Addressing the 29th annual conference of the Indian Society of Organ Transplantation in Hyderabad on 5th October 2018, Naidu pointed out that although there was a huge requirement for donated organs in the country, only a miniscule number were getting them. “Of the 85,000 liver failure patients on waitlist annually, less than 3% get the organ. Similarly, while two lakhs kidney failure patients registered for organ transplantation, only 8000 get the kidney. And barely 1% get heart /lung amongst the thousands on waitlist,” he added.
The Vice President said though there was a huge leap in cadaveric organ donations in the last 4-5 years, the demand-supply remained hugely unmet because of low rates of organ donation at 0.8 per million population when smaller countries like Spain and Croatia were having rates of 36 per million and 32 per million respectively.

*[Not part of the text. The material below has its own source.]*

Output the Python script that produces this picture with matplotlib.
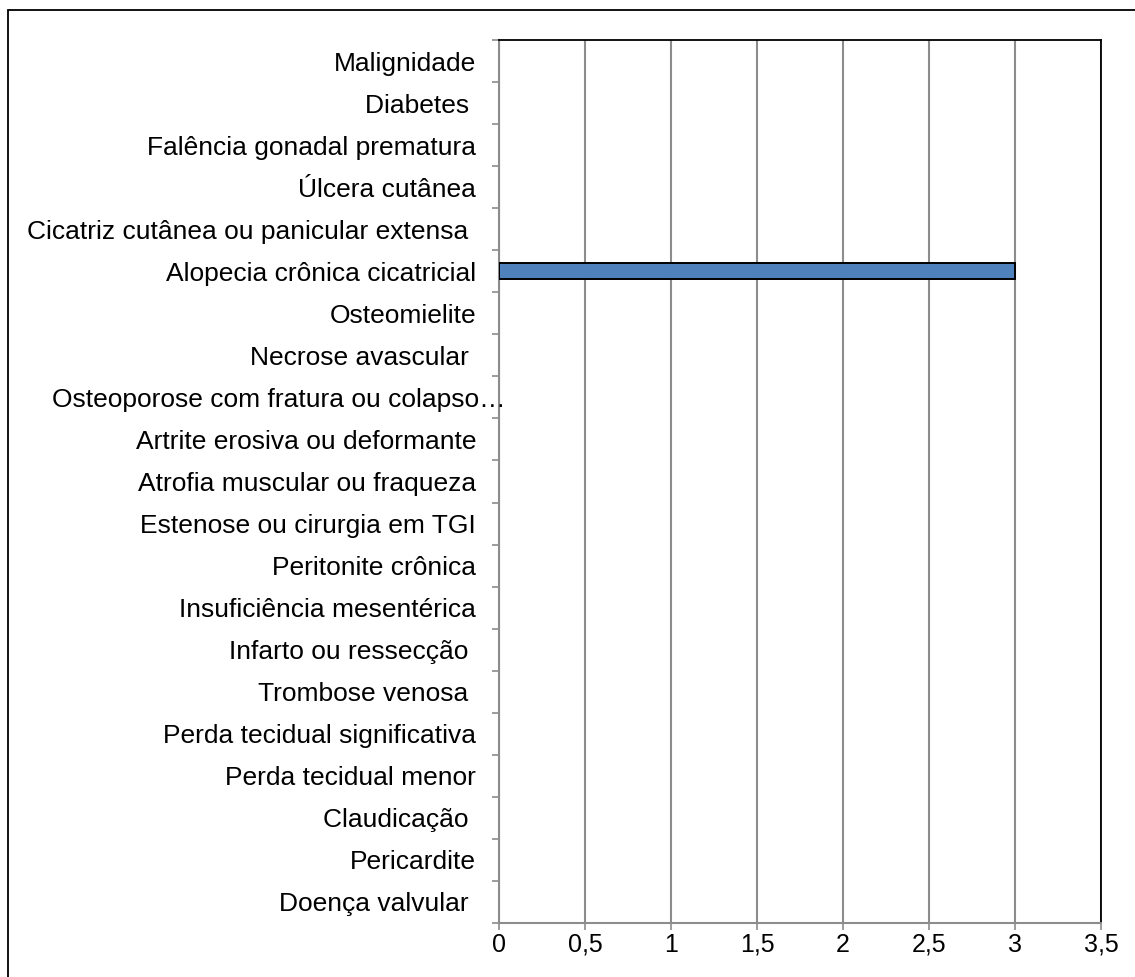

Observing that the significant gap in the country was due to cultural beliefs, traditions and ritual practices, he called upon the doctors, NGOs and others to make people aware of the importance of organ donation. He said “India is known for unity in diversity and altruism in all cultures and we need to increase the donation rates to meet the demand of organs for organ transplantation”.
Keeping the rising demand in view, the Vice President urged doctors and other health care delivery providers to focus on the preventive care and making transplantation an affordable therapy for all the needy people.
Emphasising that prevention was better than cure, the Vice President said many end stage diseases can be prevented by lifestyle modifications. Expressing his concern over the increasing burden of non-communicable diseases, he told the medical fraternity to educate the people on the dangers of leading sedentary lifestyle, eating junk food and on excessive consumption of alcohol and tobacco.
Stating that Yoga has nothing to do with religion, he said people should be advised to practice yoga. He also asked the medical fraternity to educate people on reducing salt intake in view of its association with hypertension.
Referring to the lack of adequate healthcare facilities and manpower in rural areas, the Vice President suggested that it should be made mandatory for doctors to serve a minimum of 2-3 years in rural areas before giving the first promotion.
Lauding the Union Government for launching ‘Ayushman Bharat’ scheme to provide insurance cover to 10.74 crore deprived rural families, the Vice President described it as a “positive and progressive scheme. He said the Make in India programme should promote manufacturing medicines and devices in India at affordable prices
Observing that doctors are treated with reverence in India, he told them to treat patients with empathy and provide the much-needed human touch. Unfortunately, due to the present-day fast-paced lifestyles, doctors were not spending as much time as needed with each patient. This should change and doctors must spend more time with each patient like the family physician used to in the past, he added.
The Deputy Chief Minister of Telangana, Mohammed Mahmood Ali, the President of Indian Society of Organ Transplantation, K.L. Gupta and other dignitaries were present on the occasion.